Le malattie si diffondono maggiormente, così come le specie invasive di insetti che, coinvolte nei processi di esportazione merci, potrebbero rivelarsi devastanti in ecosistemi non originari; le grandi organizzazioni occidentali come il Fondo Monetario Internazionale e la Banca Mondiale rendono facile, per un paese in via di sviluppo, ottenere un prestito. .. Tuttavia, le ferree regole che regolano il mercato dei prestiti (tassi di interesse e altro) possono rivelarsi un’ arma a doppio taglio per i paesi poveri che, spesso, si ritrovano in condizioni tali da non poter mai più ripagare il proprio debito nei confronti di queste organizzazioni, infatti, negli ultimi decenni la situazione economica dei paesi più poveri anziché aumentare, diminuisce. Questo è dovuto al colonialismo di sfruttamento, avvenuto negli anni passati, ma anche al neocolonialismo, poiché questi stati hanno ottenuto l’indipendenza dello Stato colonizzatore, ma non hanno raggiunto un’analoga indipendenza economica. Proprio per questo si è andato a creare una situazione in cui gli sati del nord controllano gli stati del sud, imponendo la loro economia. E dal punto di vista pubblico spesso corrompono i governi. I protagonisti della globalizzazione sono le società transnazionali. Sono imprese di grandi dimensioni, che operano in tutti i settori: telecomunicazioni, banche, automobili, alimentari, computer, ecc.. Infine la diffusione di grandi catene di cibo-spazzatura anche nei paesi economicamente meno sviluppati determina conseguenze negative per la salute e per la cultura del paese (in India, ad esempio, doveva essere intentata una causa contro McDonald’s per aver servito carne bovina pur sapendo che nel paese è proibito cibarsene).
Possiamo quindi affermare che permettere l’apertura mondiale data dalla globalizzazione è nocivo per tutto il mondo in quanto di per sè i paesi hanno problemi di varia natura che, a volte, non sanno gestire, ai quali si aggiungono anche quelli degli altri paesi.
A riguardo ci sono state molte discussioni. La globalizzazione è un bene o un male? Qualcuno sostiene che la globalizzazione sia un bene perché favorisce lo sviluppo dei paesi più poveri. Mentre lo scienziato Edinson sostiene che la globalizzazione è un male perché si vuole creare un paradiso per le multinazionali abolendo le leggi che proteggono i poveri e le comunità locali. La soluzione sono le società stabili, autoregolate, a crescita zero.

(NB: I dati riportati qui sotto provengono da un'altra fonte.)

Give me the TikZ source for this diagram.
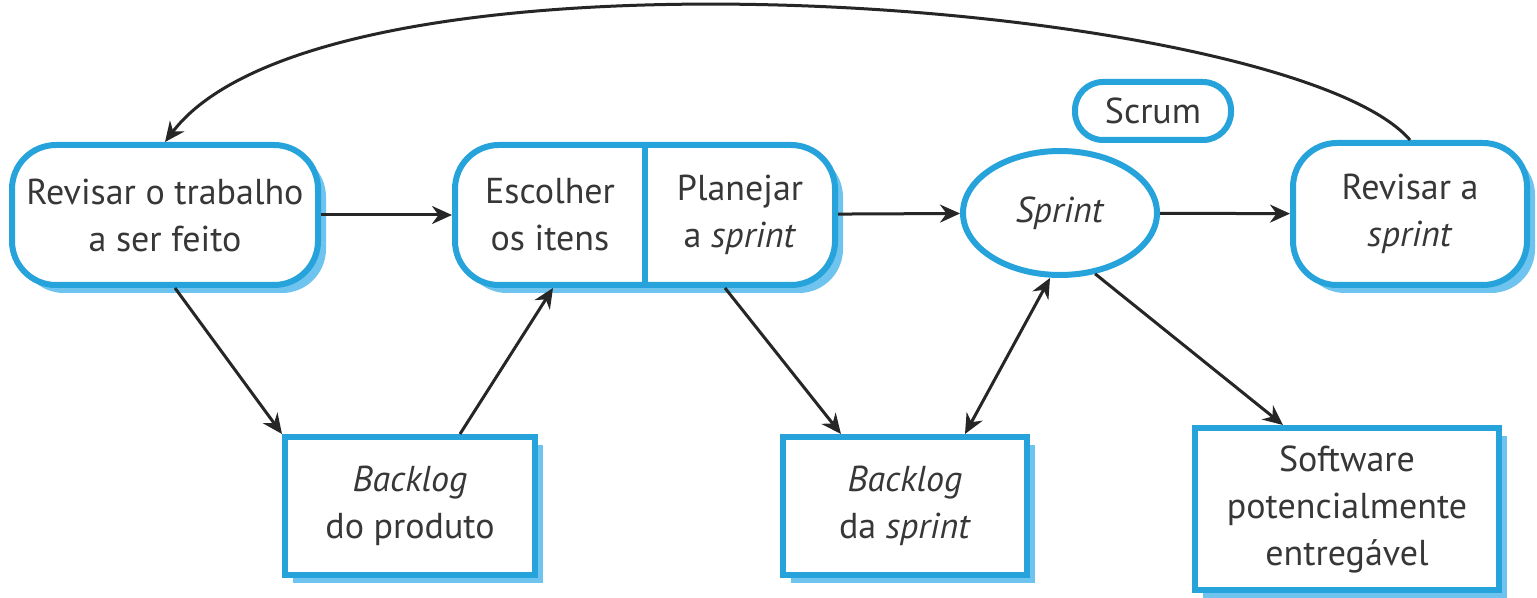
\documentclass[tikz,border=0pt]{standalone}
\usepackage{fontspec}
\setmainfont{PT Sans}
\usetikzlibrary{shapes.geometric,shadows,arrows.meta}
\definecolor{scrumblue}{RGB}{39,163,220}
\definecolor{shadowblue}{RGB}{110,196,238}
\definecolor{textgray}{RGB}{55,55,55}

\begin{document}
\begin{tikzpicture}[x=0.5pt, y=-0.5pt,
  every node/.style={text=textgray, font=\fontsize{18}{23.5}\selectfont, align=center},
  shadowed/.style={drop shadow={shadow xshift=4pt, shadow yshift=-4pt, fill=shadowblue, opacity=1}},
  roundbox/.style={draw=scrumblue, line width=3pt, rounded corners=22pt, fill=white, shadowed},
  squarebox/.style={draw=scrumblue, line width=3pt, fill=white, shadowed},
  link/.style={draw=black!85, line width=1.5pt, -{Stealth[length=10pt,width=9pt]}},
]
\def\boxheight{70pt}
\useasboundingbox[fill=white] (0,0) rectangle (1537,598);

% TOP ROW
\node [roundbox, minimum width=153pt, minimum height=\boxheight] (work) at (165,215) {Revisar o trabalho\\a ser feito};
\node [roundbox, minimum width=190pt, minimum height=\boxheight] (choose) at (645,215) {};
\draw [draw=scrumblue, line width=3pt] (choose.north) -- (choose.south);
\node (items) at (550,215) {Escolher\\os itens};
\node (plan) at (740,215) {Planejar\\a \textit{sprint}};
\node [ellipse, draw=scrumblue, line width=3pt, fill=white, minimum width=97pt, minimum height=62pt, inner sep=0pt] (sprint) at (1060,213) {\textit{Sprint}};
\node [draw=scrumblue, line width=3pt, rounded corners=14pt, minimum width=78pt, minimum height=29pt] (scrum) at (1153,111) {Scrum};
\node [roundbox, minimum width=117pt, minimum height=71pt] (review) at (1410,214) {Revisar a\\\textit{sprint}};

% BOTTOM ROW
\node [squarebox, minimum width=125pt, minimum height=69pt] (prodlog) at (410,506) {\textit{Backlog}\\do produto};
\node [squarebox, minimum width=122pt, minimum height=69pt] (sprintlog) at (905,506) {\textit{Backlog}\\da \textit{sprint}};
\node [squarebox, minimum width=152pt, minimum height=81pt] (software) at (1347,509) {Software\\potencialmente\\entregável};

% CONNECTORS
\draw [link] (work) -- (choose);
\draw [link] (choose) -- (sprint);
\draw [link] (sprint) -- (review);
\draw [link] ([xshift=5pt]work.south) -- (prodlog.north west);
\draw [link] ([xshift=25pt]prodlog.north) -- ([xshift=-46pt]choose.south);
\draw [link] ([xshift=40pt]choose.south) -- ([xshift=-32pt]sprintlog.north);
\draw [link, {Stealth[length=10pt,width=9pt]}-{Stealth[length=10pt,width=9pt]}] ([xshift=-5pt]sprint.south) -- ([xshift=30pt]sprintlog.north);
\draw [link] (sprint.-60) -- ([xshift=-32pt]software.north);
\draw [link] (review.north) .. controls (1290,0) and (330,-75) .. (work.north);
\end{tikzpicture}
\end{document}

Alcuni studiosi dopo aver analizzato i dati economici, demografici degli stati, hanno creato delle ipotesi per i possibili scenari futuri. Il primo scenario prevede una globalizzazione positiva dove si creerà un circolo virtuoso tra tecnologia, scienza e politica. Il secondo scenario prevede una globalizzazione dannosa: nella quale solo una piccola èlite potrà godere della globalizzazione, mentre il resto sarà escluso. Il terzo scenario prevede un riacutizzarsi al nazionalismo, in Europa, Africa, Asia. Mentre il quarto scenario prevede un aumento delle armi di distruzione di massa, e vedrebbe l’economia Statunitense prima rallentare, per poi ristagnare.